The rise of these cases, according to ATRI, can be attributed to loose state tort laws, negative public attitudes towards trucking, harsher legal restrictions in other industry sectors, litigation fraud, and growing coordination among plaintiffs' attorneys.

In a Nov. 18 report, ATRI released a follow-up analysis to its 2020 hallmark report on The Impact of Nuclear Verdicts on the Trucking Industry. The new report investigates the impact of verdicts and settlements under $1 million in civil lawsuits over truck-related crashes. 

During its research on nuclear verdicts, ATRI determined that a different plaintiff litigation model is impacting the industry: small cases. The research used a new ATRI dataset of more than 600 cases resulting in either a settlement or verdict award of less than $1 million. The report provides rich insight into key crash characteristics and litigation factors that contribute to substantial payments to plaintiffs.

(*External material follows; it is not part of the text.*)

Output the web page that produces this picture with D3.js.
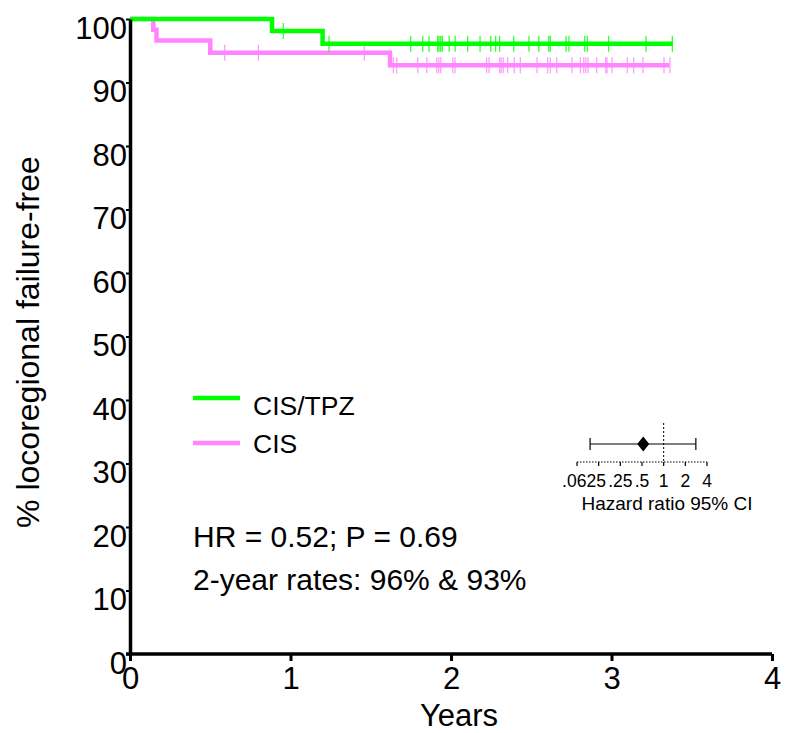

This study showed that settlement payments are about 37.7% larger than verdict awards, and 393% more likely to occur in incidents involving a fatality. Additionally, incidents involving a severe injury were 217% more likely to settle and 199% more likely to result in payments to plaintiffs over $600,000.

ATRI’s report, which is available to download, provides an overview of the small litigation landscape in the trucking industry as well as strategies to assist carriers and attorneys in preventing more costly litigation outcomes.

“This analysis proves a theory that I have always had; there are two markets as to the value of cases—the settlement market and the trial market. There should be one market, and that is what a case is objectively worth,” Doug Marcello, attorney at Marcello & Kivisto LLC, said in a press release.